“We all have to do more with less” — it’s become a tired phrase in the industry. At countless conferences this year, I’ve heard speaker after speaker preface their presentations with the same words: “We all have to do more with less these days,” which is why we implemented this software solution, or decided to outsource this function, or took this other action to become more productive.
In most cases, doing more does not mean accomplishing more; it means doing more work per employee, as in “we all have to wear multiple hats” of responsibility today. Entrepreneurs are the extreme case of doing more with less. Take me as an example. In addition to operations (writing blog posts and conducting video interviews), I am responsible for Research, Marketing, Sales, Finance, IT, Product Development, and just about everything else. It all gets done, but not always in a timely manner or as well as I’d like. Simply put, we are all multitaskers today, even though countless research studies have shown that multitasking actually hurts productivity.
Companies of Yesterday talk about doing more with less. Companies of Tomorrow are doing more with more.
Doing more [work] with less [resources] is short-term, tactical thinking. It’s about getting what needs to get done today as inexpensively as possible. Doing more [risk taking] with more [investments] is long-term, strategic thinking. It’s about the future and continuously raising the bar on the competition by going after new opportunities for growth and differentiation.
Amazon and Google are arguably the two best examples of companies doing more with more. In Q3 2014, Google’s operating expenses increased 30 percent, as the company added more than 3,000 employees to its payroll. Meanwhile, Amazon’s trailing 12-month capital expenditures were $4.63 billion at the end of Q3 2014, and “the increase in capital expenditures reflects additional investments in support of continued business growth due to investments in technology infrastructure, including Amazon Web Services, and additional capacity to support our fulfillment operations.”
And yes, one of the risks of doing more with more is taking on too much risk, losing focus and making one too many investments, as critics of Amazon like to point out.
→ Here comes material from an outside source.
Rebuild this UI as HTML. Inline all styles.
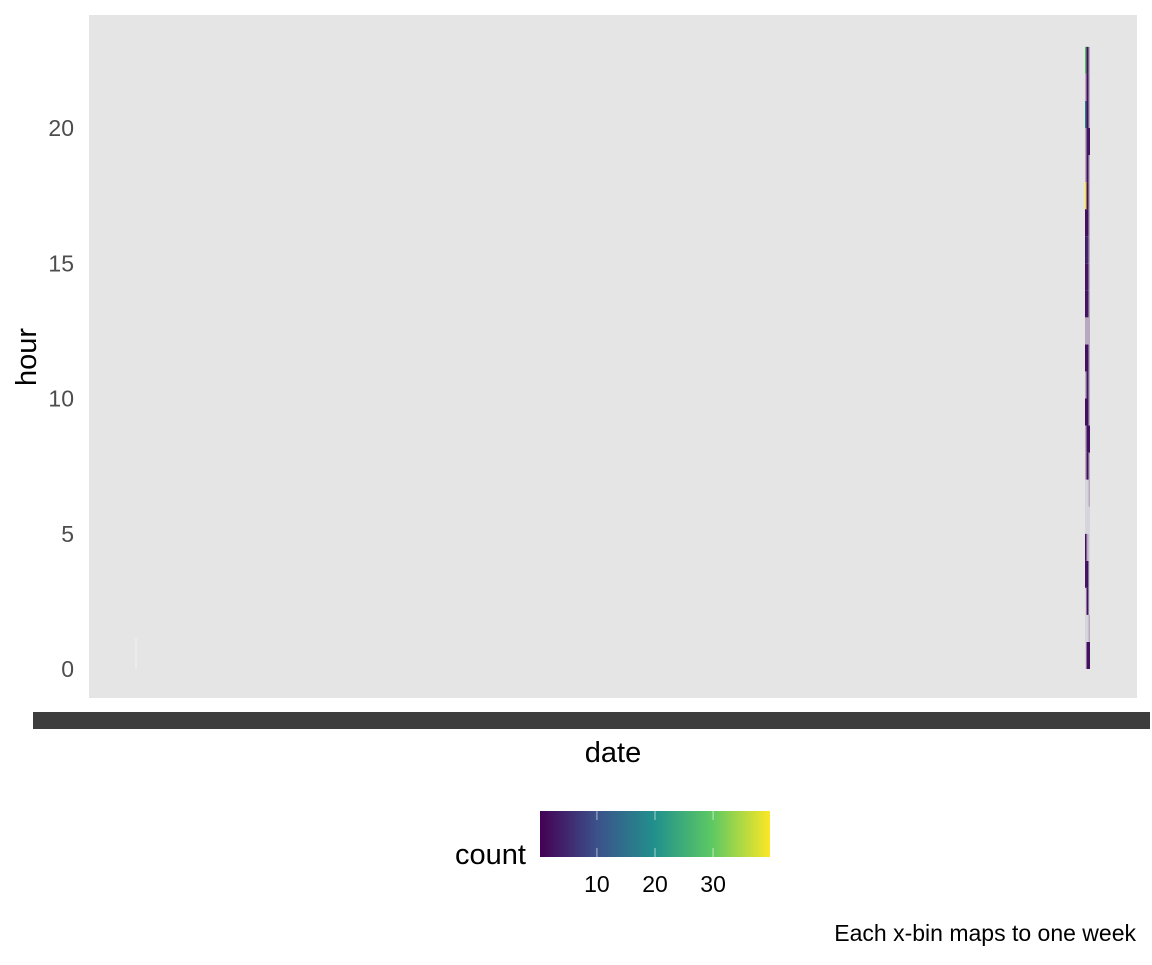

No doubt, companies need to take a disciplined approach to determining which risks to take and how much investments to make, but the sooner they can move beyond this “doing more with less” mentality, the sooner they’ll pave new roads to growth.
As I approach my four year anniversary as an entrepreneur, I realize that if I want to accomplish more — create more value for clients, make a bigger impact on the industry and society, achieve my audacious goals — I need to do more risk taking and invest more, especially in people.
Instead of doing more with less, how about doing more with more? It’s a question that will guide my business plan and objectives in 2015, and it’s a question you should start asking too.